A l’EHL, elle transmet son savoir
Après la belle aventure du speakeasy Don’t Tell Aunty, qui a brusquement fermé ses portes en juin (mais qui a été racheté depuis et rouvert avec un autre concept), Marion prend le temps de réfléchir et finit par accepter un poste à l’Ecole hôtelière de Lausanne. L’EHL a agrandi son campus l’année dernière et deux points de vente ont pu être ouverts, créant des emplois. «Je me demandais si j’étais prête à ne plus vivre cette effervescence du service au bar et à quitter ce contact avec le client au profit d’un emploi à l’aspect pédagogique. Au final, j’ai bien fait d’accepter, car je m’y plais!» En tant que barmaid à l’EHL, Marion encadre les élèves dans la pratique, en leur inculquant astuces et techniques de service. Elle aime transmettre, car «c’est créer une communauté».
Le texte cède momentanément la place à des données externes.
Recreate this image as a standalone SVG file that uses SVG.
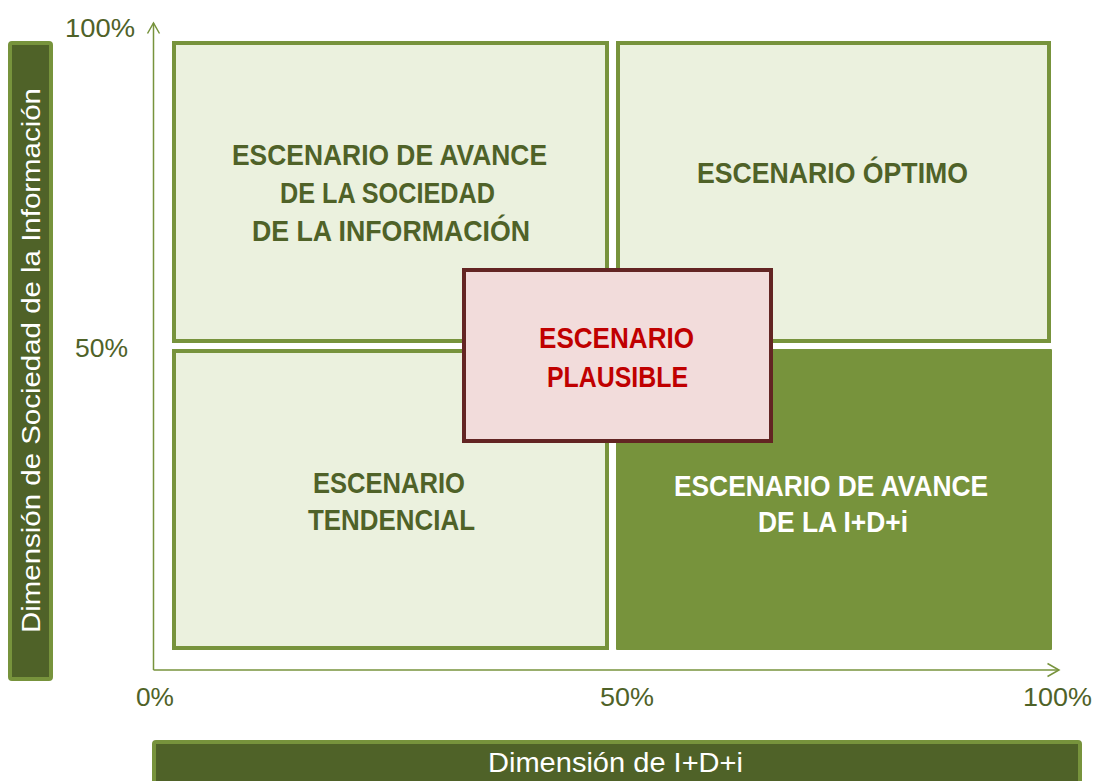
<svg xmlns="http://www.w3.org/2000/svg" width="1095" height="781" viewBox="0 0 1095 781">
<defs>
<style>
.quad{fill:#EBF1DE;stroke:#77933C;stroke-width:4}
.dark{fill:#4F6228;stroke:#77933C;stroke-width:4}
.lbl{font-family:"Liberation Sans",Arial,sans-serif;font-weight:bold;font-size:30px;fill:#4F6228;text-anchor:middle}
.ax{font-family:"Liberation Sans",Arial,sans-serif;font-size:26px;fill:#4F6228}
.axline{stroke:#77933C;stroke-width:1.5;fill:none}
</style>
</defs>
<rect width="1095" height="781" fill="#FFFFFF"/>
<g id="connectors">
<line class="axline" x1="153.5" y1="670" x2="153.5" y2="23"/>
<polyline class="axline" points="147.5,33.5 153.5,23 159.5,33.5"/>
<line class="axline" x1="153.5" y1="670" x2="1059" y2="670"/>
<polyline class="axline" points="1047.5,663.5 1059,670 1047.5,676.5"/>
</g>
<g id="y-axis-title">
<rect class="dark" x="10" y="43" width="41" height="636" rx="2"/>
<text transform="translate(40,360.5) rotate(-90)" text-anchor="middle" font-family="Liberation Sans, Arial, sans-serif" font-size="26" fill="#FFFFFF" textLength="545" lengthAdjust="spacingAndGlyphs">Dimensión de Sociedad de la Información</text>
</g>
<g id="x-axis-title">
<rect class="dark" x="154" y="742" width="926" height="50" rx="2"/>
<text x="615.5" y="772" text-anchor="middle" font-family="Liberation Sans, Arial, sans-serif" font-size="27" fill="#FFFFFF" textLength="255" lengthAdjust="spacingAndGlyphs">Dimensión de I+D+i</text>
</g>
<g id="axis-labels">
<text class="ax" x="65" y="37" textLength="70" lengthAdjust="spacingAndGlyphs">100%</text>
<text class="ax" x="75" y="357" textLength="53" lengthAdjust="spacingAndGlyphs">50%</text>
<text class="ax" x="136" y="706" textLength="38" lengthAdjust="spacingAndGlyphs">0%</text>
<text class="ax" x="600" y="706" textLength="54" lengthAdjust="spacingAndGlyphs">50%</text>
<text class="ax" x="1023" y="706" textLength="69" lengthAdjust="spacingAndGlyphs">100%</text>
</g>
<g id="q-sociedad">
<rect class="quad" x="174" y="43" width="433" height="298"/>
<text class="lbl" x="389.5" y="165" textLength="315" lengthAdjust="spacingAndGlyphs">ESCENARIO DE AVANCE</text>
<text class="lbl" x="387.5" y="203" textLength="215" lengthAdjust="spacingAndGlyphs">DE LA SOCIEDAD</text>
<text class="lbl" x="391" y="241" textLength="278" lengthAdjust="spacingAndGlyphs">DE LA INFORMACIÓN</text>
</g>
<g id="q-optimo">
<rect class="quad" x="618" y="43" width="431" height="298"/>
<text class="lbl" x="832.5" y="183" textLength="271" lengthAdjust="spacingAndGlyphs">ESCENARIO ÓPTIMO</text>
</g>
<g id="q-tendencial">
<rect class="quad" x="174" y="351" width="433" height="297"/>
<text class="lbl" x="389" y="493" textLength="152" lengthAdjust="spacingAndGlyphs">ESCENARIO</text>
<text class="lbl" x="391.5" y="530" textLength="167" lengthAdjust="spacingAndGlyphs">TENDENCIAL</text>
</g>
<g id="q-idi">
<rect x="616" y="349" width="436" height="301" fill="#77933C" rx="1"/>
<text class="lbl" x="831" y="496" style="fill:#FFFFFF" textLength="314" lengthAdjust="spacingAndGlyphs">ESCENARIO DE AVANCE</text>
<text class="lbl" x="833" y="532" style="fill:#FFFFFF" textLength="150" lengthAdjust="spacingAndGlyphs">DE LA I+D+i</text>
</g>
<g id="plausible">
<rect x="464" y="270" width="307" height="171" fill="#F2DCDB" stroke="#632523" stroke-width="4"/>
<text class="lbl" x="616.5" y="348" style="fill:#C00000" textLength="155" lengthAdjust="spacingAndGlyphs">ESCENARIO</text>
<text class="lbl" x="617.5" y="387" style="fill:#C00000" textLength="141" lengthAdjust="spacingAndGlyphs">PLAUSIBLE</text>
</g>
</svg>
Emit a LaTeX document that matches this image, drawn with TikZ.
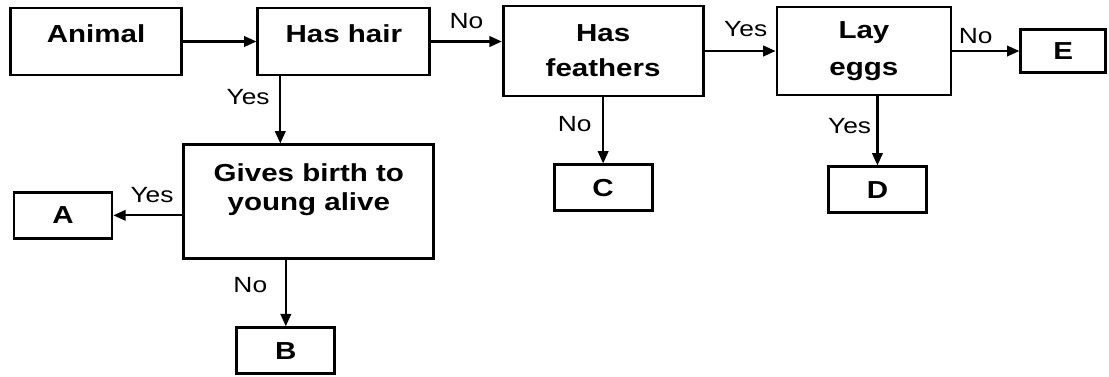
\documentclass[tikz,border=0pt]{standalone}
\usepackage{fontspec}
\setmainfont{Liberation Sans}[FakeStretch=1.2]
\usetikzlibrary{arrows.meta,positioning}

\begin{document}
\begin{tikzpicture}[
  node distance=1.4cm and 1.45cm,
  box/.style={
    rectangle,
    draw=black,
    line width=1.6pt,
    align=center,
    font=\fontsize{14}{16}\selectfont\bfseries
  },
  leaf/.style={
    box,
    minimum width=1.96cm,
    minimum height=0.92cm
  },
  arrow/.style={-{Triangle[length=7pt,width=6pt]}, line width=1.2pt},
  tag/.style={font=\fontsize{12.5}{14}\selectfont, inner sep=1.5pt}
]
\useasboundingbox (-1.92,0.83) rectangle (20.26,-6.69);

\node[box, minimum width=3.42cm, minimum height=1.34cm, text depth=0.32cm] (animal) {Animal};
\node[box, right=1.47cm of animal, minimum width=3.44cm, minimum height=1.34cm, text depth=0.32cm] (hair) {Has hair};
\node[box, right=1.41cm of hair, yshift=-0.19cm, minimum width=4cm, minimum height=1.8cm] (feathers) {Has\\[4pt]feathers};
\node[box, right=1.42cm of feathers, minimum width=3.48cm, minimum height=1.76cm] (lay) {Lay\\[5pt]eggs};
\node[leaf, right=1.34cm of lay, minimum width=1.7cm, minimum height=0.86cm] (e) {E};

\node[box, below=1.34cm of hair, xshift=-0.7cm, minimum width=5cm, minimum height=2.28cm, text depth=0.59cm] (birth) {Gives birth to\\young alive};
\node[leaf, left=1.38cm of birth, yshift=-0.27cm] (a) {A};
\node[leaf, below=1.32cm of birth, xshift=-0.46cm] (b) {B};
\node[leaf, below=1.32cm of feathers] (c) {C};
\node[leaf, below=1.38cm of lay, xshift=0.27cm] (d) {D};

\draw[arrow] (animal) -- (hair);
\draw[arrow] (hair.east) -- (hair.east -| feathers.west) node[tag, midway, above=5pt] {No};
\draw[arrow] (feathers) -- (lay) node[tag, pos=0.58, above=6pt] {Yes};
\draw[arrow] (lay) -- (e) node[tag, pos=0.35, above=2pt] {No};
\draw[arrow] ([xshift=-1.27cm]hair.south) -- ([xshift=-1.27cm]hair.south |- birth.north) node[tag, pos=0.31, left=4pt] {Yes};
\draw[arrow] (birth.west |- a) -- (a) node[tag, pos=0.44, above=5pt] {Yes};
\draw[arrow] (birth.south -| b) -- (b) node[tag, pos=0.37, left=8.5pt] {No};
\draw[arrow] (feathers) -- (c) node[tag, pos=0.41, left=4.5pt] {No};
\draw[arrow] (lay.south -| d) -- (d) node[tag, pos=0.43, left=1.5pt] {Yes};
\end{tikzpicture}
\end{document}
La mixologie est une passion qu’elle continue à exercer durant ses heures de libre. «Avec quatre amis, nous avons fondé une start-up baptisée La Flask. Nous mettons des cocktails en bouteille, destinés aux professionnels de la restauration qui n’ont pas de barman.» A l’heure actuelle, les bouteilles de 15 cl se déclinent en quatre versions: «La Chèvre», «La Figue», «La Bergamote» et «Le Chocolat». Cette dernière est à base de porto et les autres sont des cocktails à base de vodka ou gin. Un restaurant (Origali, à La Chaux-de-Fonds) collabore déjà avec la start-up.

Sur une plage abandonnée ...
Parmi les associé.e.s de La Flask figure également la compagne de Marion, Tessa (30 ans), qui est cheffe de partie à la brasserie de l’EHL. En couple depuis plus de trois ans, les amoureuses vivent et travaillent ensemble. Et prévoient de faire encore un bon bout de chemin côte à côte puisqu’elles viennent d’acheter un terrain dans l’arrière-pays niçois au milieu duquel se trouve un mobile home. Les deux trentenaires aspirent à un retour à la nature et souhaitent vivre un jour en autosuffisance. Pour protéger ce patrimoine récemment acquis et surtout pour consolider cet amour, le couple envisage de sceller cette union. Agrandir la famille? «Cette question revient souvent sur la table, mais reste ouverte car nous sommes encore jeunes. Moi, je me verrais bien maman: j’aimerais transmettre. Et je ressens cet instinct maternel qui grandit en moi.» En attendant, elles rêvent d’ouvrir leur propre établissement, «sur une plage au soleil».

 

★ Le monde du bar, une famille

Selon Marion Moutte, «de plus en plus de femmes font leurs armes derrière le bar» et de citer plusieurs établissements lausannois qui emploient des barmaids. Cela dit, la mixologue rappelle que le monde de la nuit et sa clientèle peuvent rendre ce travail difficile. «Il faut avoir un caractère bien trempé!» Elle dit avoir eu une énorme chance d’avoir toujours été bien entourée. «Peut-être qu’une femme devra donner deux fois plus, mais à partir du moment où l’envie d’avancer est partagée, elle sera toujours soutenue.» Et d’ajouter: «J’invite les jeunes à se lancer, car ils vont trouver une famille, découvrir le monde et de nouvelles saveurs. C’est un très bel univers!»